Produce an exact copy of all the data below, dropping every image.

- - - -

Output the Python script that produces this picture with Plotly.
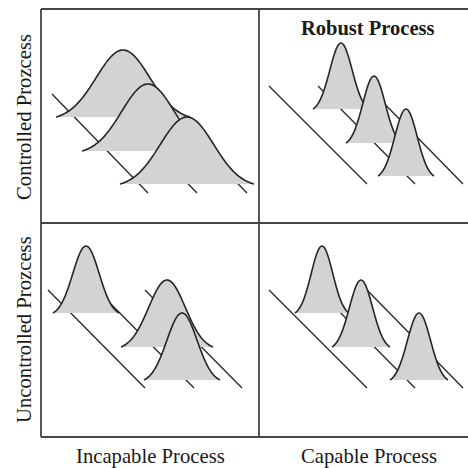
import numpy as np
import plotly.graph_objects as go

# ---- data (diagram, pixel-like units) ----
row_labels = ["Controlled Prozcess", "Uncontrolled Prozcess"]
col_labels = ["Incapable Process", "Capable Process"]
highlight_label = "Robust Process"

# quadrants: TL, TR, BL, BR
rail_top_y = [94, 86, 290, 290]
rail_bottom_y = [193, 184, 388, 388]
rail_top_x = [[52, 101, 150], [269, 318, 367], [48, 97, 145], [269, 318, 367]]
rail_bottom_x = [[148, 197, 247], [367, 415, 463], [145, 194, 242], [367, 415, 463]]

curve_center = [[123, 148, 187], [341, 374, 406], [86, 167, 182], [322, 361, 419]]
curve_base = [[117, 151, 184], [109, 143, 176], [313, 347, 380], [313, 347, 380]]
curve_halfwidth = [[67, 66, 67], [28, 28, 28], [33, 46, 38], [27, 29, 29]]
curve_height = [[67, 67, 67], [66, 67, 67], [67, 67, 67], [67, 67, 67]]

# ---- styling ----
INK = "#262626"
FILL = "#d3d3d3"
BOX = "#454545"

fig = go.Figure()


def bell(c, base, hw, h, n=120):
    sig = hw / 2.5
    t = np.linspace(-hw, hw, n)
    e0 = np.exp(-0.5 * (hw / sig) ** 2)
    g = (np.exp(-0.5 * (t / sig) ** 2) - e0) / (1 - e0)
    return c + t, base - h * g


for q in range(4):
    for k in range(3):
        fig.add_trace(go.Scatter(
            x=[rail_top_x[q][k], rail_bottom_x[q][k]],
            y=[rail_top_y[q], rail_bottom_y[q]],
            mode="lines", line=dict(color=INK, width=1.3),
            hoverinfo="skip", showlegend=False))
    for k in range(3):
        xs, ys = bell(curve_center[q][k], curve_base[q][k],
                      curve_halfwidth[q][k], curve_height[q][k])
        fig.add_trace(go.Scatter(
            x=list(xs), y=list(ys), mode="lines", fill="toself",
            fillcolor=FILL, line=dict(width=0, color=FILL),
            hoverinfo="skip", showlegend=False))
        fig.add_trace(go.Scatter(
            x=list(xs), y=list(ys), mode="lines",
            line=dict(color=INK, width=1.6, shape="spline"),
            hoverinfo="skip", showlegend=False))

L, T, B, R = 41, 9, 437, 472
MX, MY = 259, 223
shapes = [
    dict(type="line", x0=L, x1=R, y0=T, y1=T),
    dict(type="line", x0=L, x1=R, y0=B, y1=B),
    dict(type="line", x0=L, x1=L, y0=T, y1=B),
    dict(type="line", x0=MX, x1=MX, y0=T, y1=B),
    dict(type="line", x0=L, x1=R, y0=MY, y1=MY),
]
for s in shapes:
    s.update(xref="x", yref="y", line=dict(color=BOX, width=1.8))

serif = "Liberation Serif, Times New Roman, serif"
FS = 20.7
ann = [
    dict(x=367.5, y=28, text="<b>" + highlight_label + "</b>", showarrow=False,
         font=dict(family=serif, size=20.5, color="#1a1a1a")),
    dict(x=150, y=456, text=col_labels[0], showarrow=False,
         font=dict(family=serif, size=FS, color="#1a1a1a")),
    dict(x=368.5, y=456, text=col_labels[1], showarrow=False,
         font=dict(family=serif, size=FS, color="#1a1a1a")),
    dict(x=24, y=117, text=row_labels[0], showarrow=False, textangle=-90,
         font=dict(family=serif, size=FS, color="#1a1a1a")),
    dict(x=24, y=330, text=row_labels[1], showarrow=False, textangle=-90,
         font=dict(family=serif, size=FS, color="#1a1a1a")),
]
for a in ann:
    a.update(xref="x", yref="y")

fig.update_layout(
    width=468, height=468, margin=dict(l=0, r=0, t=0, b=0),
    paper_bgcolor="white", plot_bgcolor="white",
    xaxis=dict(range=[0, 468], visible=False, fixedrange=True),
    yaxis=dict(range=[468, 0], visible=False, fixedrange=True),
    shapes=shapes, annotations=ann, showlegend=False,
)

fig.write_html(
    "out.html", config={"displayModeBar": False},
    post_script="document.body.style.margin='0';document.body.style.padding='0';"
                "document.body.style.overflow='hidden';",
)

- - - -

- Answer to this problem:
Output the Python script that produces this picture with Plotly.
import numpy as np
import plotly.graph_objects as go

# ---- data (diagram, pixel-like units) ----
row_labels = ["Controlled Prozcess", "Uncontrolled Prozcess"]
col_labels = ["Incapable Process", "Capable Process"]
highlight_label = "Robust Process"

# quadrants: TL, TR, BL, BR
rail_top_y = [94, 86, 290, 290]
rail_bottom_y = [193, 184, 388, 388]
rail_top_x = [[52, 101, 150], [269, 318, 367], [48, 97, 145], [269, 318, 367]]
rail_bottom_x = [[148, 197, 247], [367, 415, 463], [145, 194, 242], [367, 415, 463]]

curve_center = [[123, 148, 187], [341, 374, 406], [86, 167, 182], [322, 361, 419]]
curve_base = [[117, 151, 184], [109, 143, 176], [313, 347, 380], [313, 347, 380]]
curve_halfwidth = [[67, 66, 67], [28, 28, 28], [33, 46, 38], [27, 29, 29]]
curve_height = [[67, 67, 67], [66, 67, 67], [67, 67, 67], [67, 67, 67]]

# ---- styling ----
INK = "#262626"
FILL = "#d3d3d3"
BOX = "#454545"

fig = go.Figure()


def bell(c, base, hw, h, n=120):
    sig = hw / 2.5
    t = np.linspace(-hw, hw, n)
    e0 = np.exp(-0.5 * (hw / sig) ** 2)
    g = (np.exp(-0.5 * (t / sig) ** 2) - e0) / (1 - e0)
    return c + t, base - h * g


for q in range(4):
    for k in range(3):
        fig.add_trace(go.Scatter(
            x=[rail_top_x[q][k], rail_bottom_x[q][k]],
            y=[rail_top_y[q], rail_bottom_y[q]],
            mode="lines", line=dict(color=INK, width=1.3),
            hoverinfo="skip", showlegend=False))
    for k in range(3):
        xs, ys = bell(curve_center[q][k], curve_base[q][k],
                      curve_halfwidth[q][k], curve_height[q][k])
        fig.add_trace(go.Scatter(
            x=list(xs), y=list(ys), mode="lines", fill="toself",
            fillcolor=FILL, line=dict(width=0, color=FILL),
            hoverinfo="skip", showlegend=False))
        fig.add_trace(go.Scatter(
            x=list(xs), y=list(ys), mode="lines",
            line=dict(color=INK, width=1.6, shape="spline"),
            hoverinfo="skip", showlegend=False))

L, T, B, R = 41, 9, 437, 472
MX, MY = 259, 223
shapes = [
    dict(type="line", x0=L, x1=R, y0=T, y1=T),
    dict(type="line", x0=L, x1=R, y0=B, y1=B),
    dict(type="line", x0=L, x1=L, y0=T, y1=B),
    dict(type="line", x0=MX, x1=MX, y0=T, y1=B),
    dict(type="line", x0=L, x1=R, y0=MY, y1=MY),
]
for s in shapes:
    s.update(xref="x", yref="y", line=dict(color=BOX, width=1.8))

serif = "Liberation Serif, Times New Roman, serif"
FS = 20.7
ann = [
    dict(x=367.5, y=28, text="<b>" + highlight_label + "</b>", showarrow=False,
         font=dict(family=serif, size=20.5, color="#1a1a1a")),
    dict(x=150, y=456, text=col_labels[0], showarrow=False,
         font=dict(family=serif, size=FS, color="#1a1a1a")),
    dict(x=368.5, y=456, text=col_labels[1], showarrow=False,
         font=dict(family=serif, size=FS, color="#1a1a1a")),
    dict(x=24, y=117, text=row_labels[0], showarrow=False, textangle=-90,
         font=dict(family=serif, size=FS, color="#1a1a1a")),
    dict(x=24, y=330, text=row_labels[1], showarrow=False, textangle=-90,
         font=dict(family=serif, size=FS, color="#1a1a1a")),
]
for a in ann:
    a.update(xref="x", yref="y")

fig.update_layout(
    width=468, height=468, margin=dict(l=0, r=0, t=0, b=0),
    paper_bgcolor="white", plot_bgcolor="white",
    xaxis=dict(range=[0, 468], visible=False, fixedrange=True),
    yaxis=dict(range=[468, 0], visible=False, fixedrange=True),
    shapes=shapes, annotations=ann, showlegend=False,
)

fig.write_html(
    "out.html", config={"displayModeBar": False},
    post_script="document.body.style.margin='0';document.body.style.padding='0';"
                "document.body.style.overflow='hidden';",
)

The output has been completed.